The quiet friction erupted into a public reckoning in early 2025 when El Cajon City Councilman Steve Goble attended a meeting with San Diego-area Homeland Security officials. It was here that federal authorities revealed they possessed a list of unaccompanied migrant children residing within his city’s borders, specifically identifying fifty-two children living at local addresses. Recognizing that these minors had entered the country without parental guidance and were at a vastly elevated risk of falling into forced labor, modern-day slavery, or sexual exploitation, federal officials asked if local law enforcement could assist by conducting routine wellness checks to confirm their safety. Eager to help but wary of California’s strict sanctuary landscape, Goble penned a letter in March 2025 to California Attorney General Rob Bonta, seeking official guidance on whether local police could utilize this federal contact information. Goble’s plea was explicitly humanitarian, emphasizing that the city desired only to ensure the safety of these children regardless of their resident or citizenship status. However, Bonta’s office responded in June 2025 with a sobering warning: conducting wellness checks utilizing information provided by federal immigration authorities could constitute a direct violation of Senate Bill 54, the landmark California Values Act, which strictly prohibits local police from acting as or assisting federal immigration agents.

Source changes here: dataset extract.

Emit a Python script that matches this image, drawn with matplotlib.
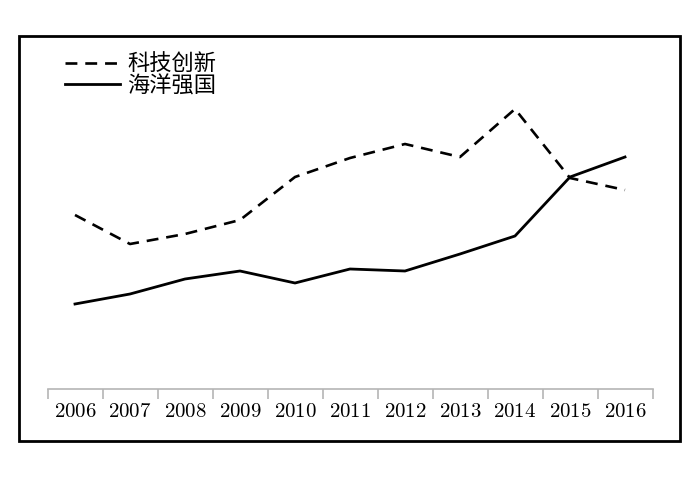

This rigid legal barrier left local officials and law enforcement officers in an agonising catch-22, unable to act on direct tips about vulnerable children without risking severe state penalties. Mayor Bill Wells expressed deep moral outrage at this administrative blockade, describing the state’s stance as an incredibly insensitive choosing of a political hill to die on. For Wells and his colleagues, the state’s narrative of sanctuary seemed to blind policymakers to the immediate, physical dangers of child exploitation, effectively suggesting that the protection of an immigration status took precedence over protecting a living, breathing child from predators. The state’s warning put beat officers in an impossible ethical and legal position where every shift became a structural minefield; a knock on a door to save a child could be deemed an unlawful enforcement of federal immigration policy under state guidelines, while ignoring the federal tip could leave a young person in a state of ongoing abuse. This paradox forced police to engage in what city leaders decried as exhausting legal hairsplitting rather than executing the basic, rapid public safety responses that communities expect from their first responders.

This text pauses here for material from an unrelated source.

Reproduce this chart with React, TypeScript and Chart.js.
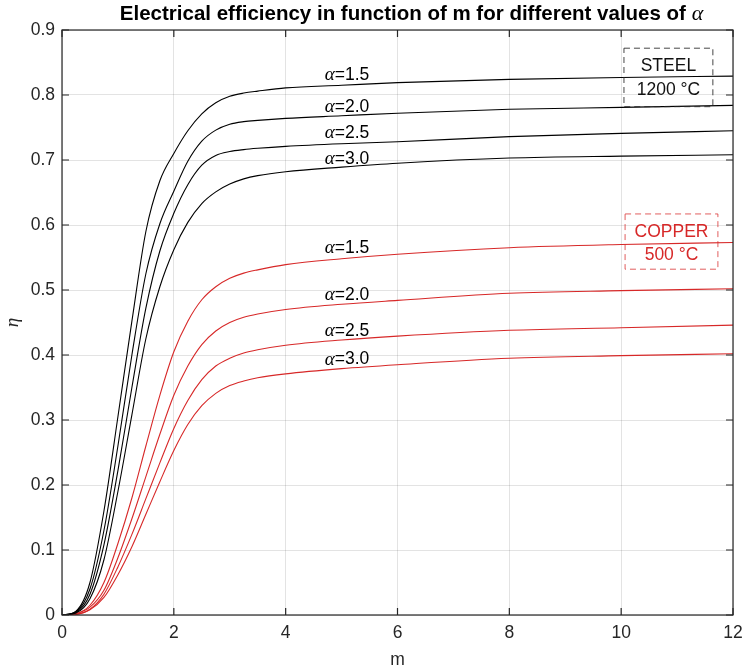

Faced with this systemic paralysis, El Cajon took the extraordinary step of filing a comprehensive lawsuit against Attorney General Bonta on April 28, 2026, in a San Diego County court, seeking to dismantle or temporarily halt the state’s restrictive sanctuary policies. In a follow-up motion for a preliminary injunction on May 20, the city argued that California’s legislative trio—the California Values Act (SB 54), the TRUST Act, and the TRUTH Act—unconstitutionally preempt federal immigration obligations and fundamentally obstruct local law enforcement from performing basic public safety duties. The city’s legal filing directly cited the communication between Goble and Bonta as a primary example of how these sanctuary mandates actively harm the community by stripping officers of their capacity to protect children. Mayor Wells emphasized that the lawsuit is not an attempt to turn local police officers into active immigration enforcement agents, but rather a desperate bid to rescue them from a legal system that forces them to choose between violating federal law by ignoring human trafficking indicators or violating state law by acting on federal data.

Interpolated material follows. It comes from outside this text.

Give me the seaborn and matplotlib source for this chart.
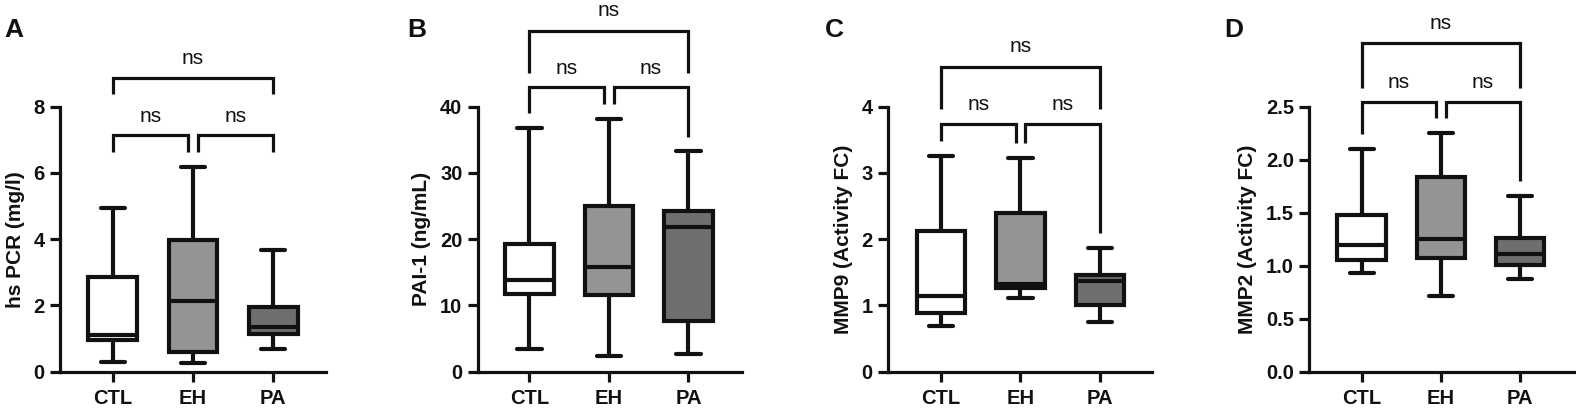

In defense of the state’s policies, Attorney General Bonta’s office argued that it genuinely shared El Cajon’s concerns for child safety, but suggested that municipal police were not the appropriate tool for these wellness checks, proposing instead that county social service agencies handle the outreach. However, this bureaucratic alternative ignored a stark political reality on the ground: in December 2024, San Diego County had voted to restrict its own resources and personnel from assisting federal immigration agencies in any capacity. This county-level restriction meant that social welfare workers were just as prohibited from utilizing federal lists of unaccompanied minors as the local police were, effectively closing Bonta’s suggested path of relief. By restricting both law enforcement and social services from acting on federal databases, the state and county created a tragic, absolute vacuum of oversight, leaving these fifty-two children in an institutional limbo where no official sat empowered to knock on their doors and verify their safety, rendering them functionally invisible to the protective custody of the state.

This conflict reflects a deeply polarized national debate where immigrant rights advocates and local leaders hold fundamentally contrasting views on what constitutes genuine safety. Advocacy groups like the Young Center for Immigrant Children’s Rights argue that federally initiated wellness checks are often wolf-in-sheep’s-clothing tactics, acting as thinly veiled immigration enforcement operations designed to terrorize undocumented sponsors and expose vulnerable families to deportation. El Cajon’s leaders strongly reject this cynical framing, arguing that a wellness check is a universal gesture of human empathy, not a deportation raid, and that local officers have always been capable of helping a child in distress without reporting minor immigration issues to federal authorities. As the legal battle winds through the courts, Councilman Goble remains focused on the human simplification of the crisis: a simple knock on the door, a friendly face, and the uncomplicated question of “Are you okay?” In a world increasingly dominated by abstract political battle lines, the plight of El Cajon’s fifty-two children stands as a poignant reminder that policies built on high-minded ideals can sometimes lose sight of the very human lives they claim to protect.